#### Task prompt
Using the listing below, give again exactly the lines from the line with "Output the Python" to the line with "hours = list(range(0, 181))", inclusive, without the pictures.

******

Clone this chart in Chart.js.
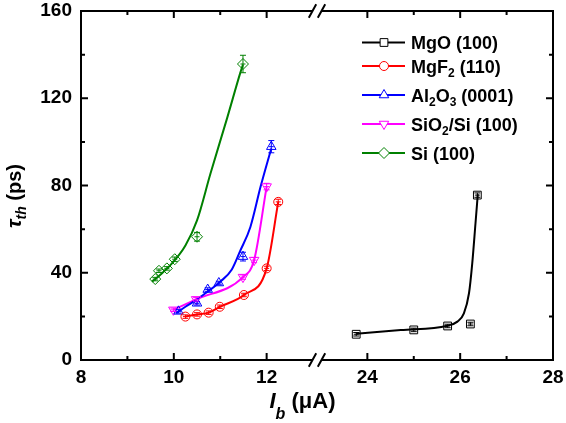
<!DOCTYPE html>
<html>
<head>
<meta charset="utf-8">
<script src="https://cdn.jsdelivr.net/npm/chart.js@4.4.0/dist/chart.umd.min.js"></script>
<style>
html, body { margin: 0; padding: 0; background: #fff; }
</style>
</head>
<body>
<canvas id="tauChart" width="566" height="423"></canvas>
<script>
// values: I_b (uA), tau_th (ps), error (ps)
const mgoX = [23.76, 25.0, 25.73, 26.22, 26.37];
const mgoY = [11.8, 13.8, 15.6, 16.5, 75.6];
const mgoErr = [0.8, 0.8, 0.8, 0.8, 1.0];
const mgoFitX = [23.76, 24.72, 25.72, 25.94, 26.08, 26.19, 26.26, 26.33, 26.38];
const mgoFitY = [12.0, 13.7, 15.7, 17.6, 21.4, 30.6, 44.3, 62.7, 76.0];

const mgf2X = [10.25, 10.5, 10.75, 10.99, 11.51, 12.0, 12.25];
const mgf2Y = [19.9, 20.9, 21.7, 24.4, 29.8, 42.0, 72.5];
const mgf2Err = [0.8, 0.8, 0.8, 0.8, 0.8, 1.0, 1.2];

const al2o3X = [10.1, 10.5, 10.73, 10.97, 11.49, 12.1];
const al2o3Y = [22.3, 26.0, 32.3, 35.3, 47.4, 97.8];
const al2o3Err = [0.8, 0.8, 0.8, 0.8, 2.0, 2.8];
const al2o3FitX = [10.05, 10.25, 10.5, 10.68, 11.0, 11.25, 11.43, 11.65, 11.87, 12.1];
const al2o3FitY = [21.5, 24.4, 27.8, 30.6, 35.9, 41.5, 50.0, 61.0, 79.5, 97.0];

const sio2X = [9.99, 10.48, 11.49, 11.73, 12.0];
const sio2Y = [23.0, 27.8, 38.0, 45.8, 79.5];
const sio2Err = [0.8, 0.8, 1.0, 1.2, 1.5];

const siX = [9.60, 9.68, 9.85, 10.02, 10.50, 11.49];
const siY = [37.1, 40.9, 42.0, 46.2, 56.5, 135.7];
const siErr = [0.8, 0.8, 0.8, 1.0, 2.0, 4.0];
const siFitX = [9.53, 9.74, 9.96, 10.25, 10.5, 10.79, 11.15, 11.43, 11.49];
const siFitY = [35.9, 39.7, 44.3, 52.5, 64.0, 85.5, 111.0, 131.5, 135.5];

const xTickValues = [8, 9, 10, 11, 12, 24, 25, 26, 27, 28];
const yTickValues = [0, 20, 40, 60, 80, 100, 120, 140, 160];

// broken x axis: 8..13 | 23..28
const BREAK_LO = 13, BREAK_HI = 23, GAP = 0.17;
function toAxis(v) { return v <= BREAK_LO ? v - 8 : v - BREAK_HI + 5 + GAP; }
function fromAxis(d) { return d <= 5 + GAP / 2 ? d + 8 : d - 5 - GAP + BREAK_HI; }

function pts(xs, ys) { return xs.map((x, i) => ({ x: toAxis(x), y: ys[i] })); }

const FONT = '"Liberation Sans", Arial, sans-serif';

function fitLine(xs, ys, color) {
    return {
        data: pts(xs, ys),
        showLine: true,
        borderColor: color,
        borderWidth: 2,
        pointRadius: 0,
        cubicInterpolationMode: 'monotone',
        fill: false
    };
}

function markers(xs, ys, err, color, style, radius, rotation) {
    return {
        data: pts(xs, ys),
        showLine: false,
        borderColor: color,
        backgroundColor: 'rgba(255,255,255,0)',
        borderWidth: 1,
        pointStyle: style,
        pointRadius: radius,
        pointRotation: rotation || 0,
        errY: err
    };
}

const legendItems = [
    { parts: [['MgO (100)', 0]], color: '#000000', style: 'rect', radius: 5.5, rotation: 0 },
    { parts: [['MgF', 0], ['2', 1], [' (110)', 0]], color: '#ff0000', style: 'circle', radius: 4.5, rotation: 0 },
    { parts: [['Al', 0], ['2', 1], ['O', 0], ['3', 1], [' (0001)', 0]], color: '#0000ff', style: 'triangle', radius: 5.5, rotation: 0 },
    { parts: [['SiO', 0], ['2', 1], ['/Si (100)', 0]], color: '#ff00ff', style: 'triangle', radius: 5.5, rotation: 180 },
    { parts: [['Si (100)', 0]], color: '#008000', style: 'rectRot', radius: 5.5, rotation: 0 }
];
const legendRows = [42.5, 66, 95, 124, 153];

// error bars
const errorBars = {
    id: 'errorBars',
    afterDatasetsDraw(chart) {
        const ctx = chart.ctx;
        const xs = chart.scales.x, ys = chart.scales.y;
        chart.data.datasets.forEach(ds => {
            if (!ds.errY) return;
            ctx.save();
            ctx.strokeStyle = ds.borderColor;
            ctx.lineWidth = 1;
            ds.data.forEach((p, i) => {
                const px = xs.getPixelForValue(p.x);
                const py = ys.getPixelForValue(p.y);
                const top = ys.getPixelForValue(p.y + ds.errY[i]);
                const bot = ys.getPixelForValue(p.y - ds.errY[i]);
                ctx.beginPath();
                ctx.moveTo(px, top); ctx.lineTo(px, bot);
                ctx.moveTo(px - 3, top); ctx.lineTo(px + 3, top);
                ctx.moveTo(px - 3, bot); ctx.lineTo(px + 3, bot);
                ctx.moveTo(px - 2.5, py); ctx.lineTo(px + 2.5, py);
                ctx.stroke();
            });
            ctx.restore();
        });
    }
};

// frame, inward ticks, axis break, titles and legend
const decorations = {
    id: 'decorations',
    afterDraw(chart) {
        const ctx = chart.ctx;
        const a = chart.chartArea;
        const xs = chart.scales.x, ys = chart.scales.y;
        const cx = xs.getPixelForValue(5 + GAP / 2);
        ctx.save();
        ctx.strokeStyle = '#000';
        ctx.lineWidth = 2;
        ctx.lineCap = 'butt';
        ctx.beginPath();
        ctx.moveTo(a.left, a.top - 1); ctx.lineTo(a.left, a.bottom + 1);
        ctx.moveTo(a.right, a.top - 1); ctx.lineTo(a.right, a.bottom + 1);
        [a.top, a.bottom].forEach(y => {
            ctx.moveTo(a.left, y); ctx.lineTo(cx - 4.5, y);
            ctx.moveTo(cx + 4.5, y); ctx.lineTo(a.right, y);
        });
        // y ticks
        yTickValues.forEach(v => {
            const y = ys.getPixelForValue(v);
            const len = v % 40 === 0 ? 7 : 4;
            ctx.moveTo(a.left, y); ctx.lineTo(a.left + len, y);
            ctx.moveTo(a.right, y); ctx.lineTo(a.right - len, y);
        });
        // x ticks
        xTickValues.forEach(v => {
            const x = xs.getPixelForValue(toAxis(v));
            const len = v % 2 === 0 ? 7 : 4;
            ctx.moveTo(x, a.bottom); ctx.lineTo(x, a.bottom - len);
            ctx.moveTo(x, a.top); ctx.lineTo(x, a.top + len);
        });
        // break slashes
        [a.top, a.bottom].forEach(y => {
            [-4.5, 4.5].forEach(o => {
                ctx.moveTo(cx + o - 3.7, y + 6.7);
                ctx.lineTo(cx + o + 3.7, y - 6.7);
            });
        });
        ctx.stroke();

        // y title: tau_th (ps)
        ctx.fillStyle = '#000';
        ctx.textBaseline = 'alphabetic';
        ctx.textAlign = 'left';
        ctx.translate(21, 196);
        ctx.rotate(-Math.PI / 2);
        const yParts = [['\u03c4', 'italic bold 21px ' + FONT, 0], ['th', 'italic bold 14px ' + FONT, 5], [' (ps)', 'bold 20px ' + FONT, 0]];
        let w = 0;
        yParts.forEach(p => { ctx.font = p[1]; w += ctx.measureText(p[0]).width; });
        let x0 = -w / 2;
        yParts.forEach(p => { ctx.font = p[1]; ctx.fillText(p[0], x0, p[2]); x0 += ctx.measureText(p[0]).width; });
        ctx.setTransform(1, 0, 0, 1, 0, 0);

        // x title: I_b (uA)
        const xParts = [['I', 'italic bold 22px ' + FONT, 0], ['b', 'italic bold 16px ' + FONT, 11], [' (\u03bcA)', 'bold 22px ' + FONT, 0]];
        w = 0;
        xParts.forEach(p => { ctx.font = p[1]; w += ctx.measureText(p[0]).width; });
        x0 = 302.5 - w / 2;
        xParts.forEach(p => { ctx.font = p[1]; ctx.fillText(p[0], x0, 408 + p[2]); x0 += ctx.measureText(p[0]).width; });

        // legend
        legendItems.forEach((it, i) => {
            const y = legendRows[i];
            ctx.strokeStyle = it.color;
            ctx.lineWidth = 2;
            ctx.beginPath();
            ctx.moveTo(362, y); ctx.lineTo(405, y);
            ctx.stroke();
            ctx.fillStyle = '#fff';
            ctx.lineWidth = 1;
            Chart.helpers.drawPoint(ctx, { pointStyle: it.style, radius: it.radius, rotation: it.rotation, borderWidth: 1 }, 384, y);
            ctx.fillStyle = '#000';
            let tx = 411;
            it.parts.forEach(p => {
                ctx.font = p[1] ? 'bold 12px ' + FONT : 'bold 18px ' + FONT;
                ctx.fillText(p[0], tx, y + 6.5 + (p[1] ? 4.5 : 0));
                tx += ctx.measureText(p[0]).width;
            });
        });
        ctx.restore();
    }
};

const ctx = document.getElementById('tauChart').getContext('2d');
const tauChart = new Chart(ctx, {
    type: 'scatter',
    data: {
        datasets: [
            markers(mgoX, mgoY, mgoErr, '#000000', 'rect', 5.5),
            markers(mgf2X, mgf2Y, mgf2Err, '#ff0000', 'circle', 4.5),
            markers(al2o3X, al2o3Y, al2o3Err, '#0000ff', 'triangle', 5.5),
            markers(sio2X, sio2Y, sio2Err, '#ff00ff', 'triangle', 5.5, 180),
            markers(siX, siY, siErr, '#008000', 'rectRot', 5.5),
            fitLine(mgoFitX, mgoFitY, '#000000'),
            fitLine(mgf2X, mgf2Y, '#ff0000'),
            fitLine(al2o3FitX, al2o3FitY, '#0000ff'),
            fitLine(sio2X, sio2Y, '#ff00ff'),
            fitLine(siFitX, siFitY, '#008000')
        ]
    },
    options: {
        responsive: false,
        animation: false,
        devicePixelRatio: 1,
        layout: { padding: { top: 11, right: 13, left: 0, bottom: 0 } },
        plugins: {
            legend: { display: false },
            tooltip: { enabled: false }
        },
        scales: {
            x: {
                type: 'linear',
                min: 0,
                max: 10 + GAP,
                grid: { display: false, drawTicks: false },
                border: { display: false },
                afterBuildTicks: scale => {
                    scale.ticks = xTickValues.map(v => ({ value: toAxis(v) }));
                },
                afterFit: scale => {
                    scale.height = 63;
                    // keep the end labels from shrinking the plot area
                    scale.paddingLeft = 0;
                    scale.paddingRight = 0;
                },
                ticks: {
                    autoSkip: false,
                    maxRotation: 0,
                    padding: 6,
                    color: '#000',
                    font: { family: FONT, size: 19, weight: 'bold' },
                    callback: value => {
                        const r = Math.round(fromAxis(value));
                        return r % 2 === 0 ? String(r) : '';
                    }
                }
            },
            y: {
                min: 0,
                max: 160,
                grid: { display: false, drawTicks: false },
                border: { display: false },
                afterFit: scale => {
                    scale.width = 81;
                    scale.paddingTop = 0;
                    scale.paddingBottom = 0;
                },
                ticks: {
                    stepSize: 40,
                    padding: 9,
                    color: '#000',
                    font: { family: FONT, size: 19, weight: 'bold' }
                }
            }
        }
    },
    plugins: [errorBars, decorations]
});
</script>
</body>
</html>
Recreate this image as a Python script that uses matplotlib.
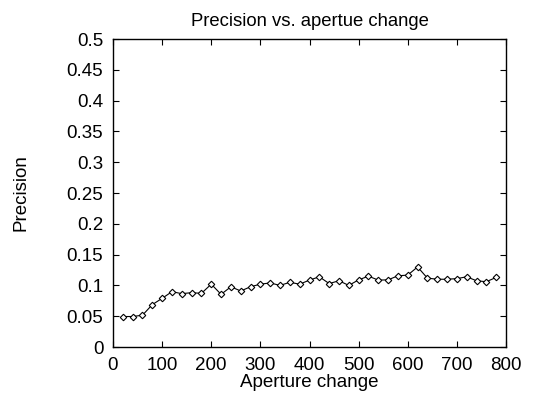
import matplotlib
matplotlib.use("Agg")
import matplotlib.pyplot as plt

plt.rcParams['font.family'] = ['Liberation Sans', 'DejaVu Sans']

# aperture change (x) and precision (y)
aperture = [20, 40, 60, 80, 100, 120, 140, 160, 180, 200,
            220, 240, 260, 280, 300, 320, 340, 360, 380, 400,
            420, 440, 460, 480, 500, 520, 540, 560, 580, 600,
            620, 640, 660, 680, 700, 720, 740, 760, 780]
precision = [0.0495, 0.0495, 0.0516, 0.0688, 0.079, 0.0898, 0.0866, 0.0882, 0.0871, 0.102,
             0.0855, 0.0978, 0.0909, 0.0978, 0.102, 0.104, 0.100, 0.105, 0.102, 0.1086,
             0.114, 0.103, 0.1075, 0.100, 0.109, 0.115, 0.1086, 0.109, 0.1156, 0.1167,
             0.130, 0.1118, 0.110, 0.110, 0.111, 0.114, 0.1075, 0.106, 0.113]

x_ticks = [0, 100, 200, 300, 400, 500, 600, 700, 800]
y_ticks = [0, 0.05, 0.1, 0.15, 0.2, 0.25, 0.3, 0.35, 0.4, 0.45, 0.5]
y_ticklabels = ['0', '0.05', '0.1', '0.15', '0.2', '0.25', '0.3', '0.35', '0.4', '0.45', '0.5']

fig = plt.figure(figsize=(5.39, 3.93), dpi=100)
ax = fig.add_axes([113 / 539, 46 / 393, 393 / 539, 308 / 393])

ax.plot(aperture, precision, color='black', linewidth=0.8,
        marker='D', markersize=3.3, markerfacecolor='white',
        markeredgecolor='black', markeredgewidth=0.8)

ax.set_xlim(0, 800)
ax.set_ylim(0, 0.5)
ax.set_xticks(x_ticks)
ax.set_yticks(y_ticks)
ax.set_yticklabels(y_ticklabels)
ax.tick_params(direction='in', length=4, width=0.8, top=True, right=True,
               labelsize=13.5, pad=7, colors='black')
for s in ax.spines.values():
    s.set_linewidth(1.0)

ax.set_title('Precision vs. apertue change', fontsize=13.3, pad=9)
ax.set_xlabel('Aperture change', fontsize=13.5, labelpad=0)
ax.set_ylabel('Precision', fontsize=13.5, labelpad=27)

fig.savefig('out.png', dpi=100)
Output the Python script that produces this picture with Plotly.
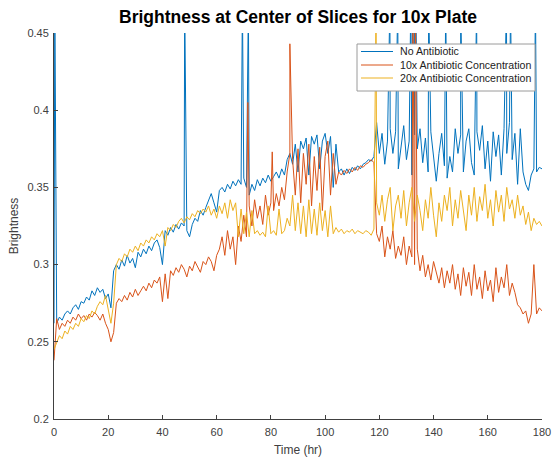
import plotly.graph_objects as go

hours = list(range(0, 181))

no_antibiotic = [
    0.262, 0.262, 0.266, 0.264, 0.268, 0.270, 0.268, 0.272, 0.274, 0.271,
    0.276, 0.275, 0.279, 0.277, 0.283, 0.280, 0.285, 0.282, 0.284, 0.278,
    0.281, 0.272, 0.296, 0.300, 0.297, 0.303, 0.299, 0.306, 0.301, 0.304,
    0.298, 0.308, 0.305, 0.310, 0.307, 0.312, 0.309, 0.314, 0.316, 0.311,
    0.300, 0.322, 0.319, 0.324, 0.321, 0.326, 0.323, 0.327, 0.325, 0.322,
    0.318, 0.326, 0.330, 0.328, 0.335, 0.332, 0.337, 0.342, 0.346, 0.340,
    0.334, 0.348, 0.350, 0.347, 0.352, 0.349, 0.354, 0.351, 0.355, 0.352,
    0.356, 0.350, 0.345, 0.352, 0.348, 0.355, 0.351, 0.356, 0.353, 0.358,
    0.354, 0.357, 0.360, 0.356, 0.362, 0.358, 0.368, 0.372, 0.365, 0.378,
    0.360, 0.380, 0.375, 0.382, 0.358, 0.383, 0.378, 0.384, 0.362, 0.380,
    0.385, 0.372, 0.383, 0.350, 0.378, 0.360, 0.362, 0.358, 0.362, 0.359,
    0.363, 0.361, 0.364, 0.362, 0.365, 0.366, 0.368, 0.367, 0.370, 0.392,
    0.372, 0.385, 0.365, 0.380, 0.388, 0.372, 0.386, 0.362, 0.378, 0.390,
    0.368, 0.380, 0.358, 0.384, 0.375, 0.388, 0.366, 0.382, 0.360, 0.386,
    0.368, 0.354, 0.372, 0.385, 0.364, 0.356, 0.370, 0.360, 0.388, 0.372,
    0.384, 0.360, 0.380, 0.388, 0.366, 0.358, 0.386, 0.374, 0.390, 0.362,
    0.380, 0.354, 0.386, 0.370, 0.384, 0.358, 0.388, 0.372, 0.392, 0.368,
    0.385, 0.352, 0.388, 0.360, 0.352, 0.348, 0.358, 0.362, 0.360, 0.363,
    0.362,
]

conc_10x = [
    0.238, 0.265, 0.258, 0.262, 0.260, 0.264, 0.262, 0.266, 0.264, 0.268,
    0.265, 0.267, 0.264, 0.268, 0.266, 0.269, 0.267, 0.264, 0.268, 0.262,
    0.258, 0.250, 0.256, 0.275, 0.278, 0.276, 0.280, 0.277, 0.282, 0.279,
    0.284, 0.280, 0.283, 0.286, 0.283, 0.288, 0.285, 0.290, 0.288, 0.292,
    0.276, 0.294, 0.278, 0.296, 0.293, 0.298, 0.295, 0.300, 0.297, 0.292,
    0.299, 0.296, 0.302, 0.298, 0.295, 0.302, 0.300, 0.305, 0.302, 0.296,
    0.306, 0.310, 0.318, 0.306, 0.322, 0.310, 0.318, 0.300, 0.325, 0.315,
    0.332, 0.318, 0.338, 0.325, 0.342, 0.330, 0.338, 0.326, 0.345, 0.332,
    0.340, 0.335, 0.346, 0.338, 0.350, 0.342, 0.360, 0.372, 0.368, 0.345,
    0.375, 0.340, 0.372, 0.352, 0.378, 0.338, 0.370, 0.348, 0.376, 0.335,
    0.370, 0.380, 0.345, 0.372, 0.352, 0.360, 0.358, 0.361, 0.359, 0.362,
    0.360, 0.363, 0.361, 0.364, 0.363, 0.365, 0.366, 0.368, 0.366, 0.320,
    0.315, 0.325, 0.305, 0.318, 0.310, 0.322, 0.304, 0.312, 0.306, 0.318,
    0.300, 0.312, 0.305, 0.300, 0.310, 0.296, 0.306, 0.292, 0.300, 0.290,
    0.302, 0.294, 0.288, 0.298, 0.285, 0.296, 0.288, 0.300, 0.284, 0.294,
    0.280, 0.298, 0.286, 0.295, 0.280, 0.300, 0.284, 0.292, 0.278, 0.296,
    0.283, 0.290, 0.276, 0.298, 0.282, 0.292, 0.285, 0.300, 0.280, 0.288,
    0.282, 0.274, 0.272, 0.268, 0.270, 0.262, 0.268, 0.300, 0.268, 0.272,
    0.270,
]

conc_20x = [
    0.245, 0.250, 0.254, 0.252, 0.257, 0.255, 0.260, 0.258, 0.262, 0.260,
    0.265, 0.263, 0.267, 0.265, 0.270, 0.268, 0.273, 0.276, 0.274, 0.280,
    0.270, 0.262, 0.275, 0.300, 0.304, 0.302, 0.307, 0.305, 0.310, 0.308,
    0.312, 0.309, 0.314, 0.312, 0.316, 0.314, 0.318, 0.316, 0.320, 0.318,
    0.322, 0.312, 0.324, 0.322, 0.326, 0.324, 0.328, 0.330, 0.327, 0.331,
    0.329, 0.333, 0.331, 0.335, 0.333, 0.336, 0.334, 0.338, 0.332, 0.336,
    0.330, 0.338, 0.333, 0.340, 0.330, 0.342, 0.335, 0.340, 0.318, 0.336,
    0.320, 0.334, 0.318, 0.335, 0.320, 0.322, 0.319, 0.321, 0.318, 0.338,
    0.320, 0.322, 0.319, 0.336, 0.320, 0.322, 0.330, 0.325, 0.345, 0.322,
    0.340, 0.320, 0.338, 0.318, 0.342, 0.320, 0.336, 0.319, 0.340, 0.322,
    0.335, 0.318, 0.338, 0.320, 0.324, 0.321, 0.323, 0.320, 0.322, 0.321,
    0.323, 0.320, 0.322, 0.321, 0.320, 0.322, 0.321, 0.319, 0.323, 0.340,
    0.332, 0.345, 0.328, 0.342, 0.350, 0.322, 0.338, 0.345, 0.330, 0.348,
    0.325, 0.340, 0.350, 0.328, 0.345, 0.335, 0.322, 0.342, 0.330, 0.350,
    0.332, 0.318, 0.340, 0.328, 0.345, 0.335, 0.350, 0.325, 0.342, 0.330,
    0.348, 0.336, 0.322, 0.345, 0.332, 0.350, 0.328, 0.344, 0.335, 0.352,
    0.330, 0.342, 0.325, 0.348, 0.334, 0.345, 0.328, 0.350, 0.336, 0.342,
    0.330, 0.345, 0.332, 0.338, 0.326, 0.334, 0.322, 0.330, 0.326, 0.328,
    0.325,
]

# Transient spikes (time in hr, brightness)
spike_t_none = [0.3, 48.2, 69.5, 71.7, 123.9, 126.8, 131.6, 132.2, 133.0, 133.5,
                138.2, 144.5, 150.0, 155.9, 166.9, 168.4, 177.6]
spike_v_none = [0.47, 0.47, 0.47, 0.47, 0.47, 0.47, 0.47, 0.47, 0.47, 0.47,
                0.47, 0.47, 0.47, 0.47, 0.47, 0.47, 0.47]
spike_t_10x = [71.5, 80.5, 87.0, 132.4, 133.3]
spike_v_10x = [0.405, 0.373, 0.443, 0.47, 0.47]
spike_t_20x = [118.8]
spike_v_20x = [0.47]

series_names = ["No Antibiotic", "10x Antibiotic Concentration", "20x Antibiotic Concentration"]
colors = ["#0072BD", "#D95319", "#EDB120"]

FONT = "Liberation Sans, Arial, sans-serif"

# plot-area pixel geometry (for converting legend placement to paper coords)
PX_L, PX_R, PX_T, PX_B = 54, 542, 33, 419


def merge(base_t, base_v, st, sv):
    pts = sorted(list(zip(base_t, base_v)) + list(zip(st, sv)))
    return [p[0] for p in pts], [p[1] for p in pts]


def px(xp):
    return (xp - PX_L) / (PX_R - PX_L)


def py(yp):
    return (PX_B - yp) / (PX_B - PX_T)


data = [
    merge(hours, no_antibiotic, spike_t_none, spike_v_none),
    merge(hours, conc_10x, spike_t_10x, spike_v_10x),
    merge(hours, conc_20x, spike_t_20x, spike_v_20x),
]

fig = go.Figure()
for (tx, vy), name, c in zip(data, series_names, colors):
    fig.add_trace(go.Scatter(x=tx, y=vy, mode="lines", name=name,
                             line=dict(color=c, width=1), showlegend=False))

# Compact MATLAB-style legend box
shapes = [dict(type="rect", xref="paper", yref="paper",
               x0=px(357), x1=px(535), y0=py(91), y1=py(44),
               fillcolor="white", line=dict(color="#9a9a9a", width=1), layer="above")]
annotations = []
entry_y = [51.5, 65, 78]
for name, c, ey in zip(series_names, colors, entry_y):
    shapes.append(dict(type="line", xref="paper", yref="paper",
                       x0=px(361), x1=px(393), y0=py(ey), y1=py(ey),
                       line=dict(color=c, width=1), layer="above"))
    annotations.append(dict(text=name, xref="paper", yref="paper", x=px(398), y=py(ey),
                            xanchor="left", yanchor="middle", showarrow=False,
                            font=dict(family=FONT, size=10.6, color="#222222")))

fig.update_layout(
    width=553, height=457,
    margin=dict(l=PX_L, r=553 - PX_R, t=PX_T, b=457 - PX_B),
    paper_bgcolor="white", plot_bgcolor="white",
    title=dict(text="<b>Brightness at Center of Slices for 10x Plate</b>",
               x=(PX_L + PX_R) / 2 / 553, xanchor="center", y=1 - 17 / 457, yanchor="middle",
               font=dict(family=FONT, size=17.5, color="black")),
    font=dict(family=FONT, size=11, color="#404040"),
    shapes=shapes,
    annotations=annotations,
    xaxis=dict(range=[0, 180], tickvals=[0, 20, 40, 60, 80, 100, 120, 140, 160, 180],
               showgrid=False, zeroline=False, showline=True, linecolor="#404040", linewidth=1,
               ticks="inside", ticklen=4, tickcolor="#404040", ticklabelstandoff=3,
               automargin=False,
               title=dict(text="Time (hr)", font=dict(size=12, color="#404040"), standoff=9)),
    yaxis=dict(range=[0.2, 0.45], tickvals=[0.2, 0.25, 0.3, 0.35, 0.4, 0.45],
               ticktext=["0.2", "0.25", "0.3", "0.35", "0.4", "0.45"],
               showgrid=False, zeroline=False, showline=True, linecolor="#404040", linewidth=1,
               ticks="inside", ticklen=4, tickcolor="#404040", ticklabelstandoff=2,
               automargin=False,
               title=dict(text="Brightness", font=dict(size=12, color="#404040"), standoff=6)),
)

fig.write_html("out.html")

******

#### Exercise response
Output the Python script that produces this picture with Plotly.
import plotly.graph_objects as go

hours = list(range(0, 181))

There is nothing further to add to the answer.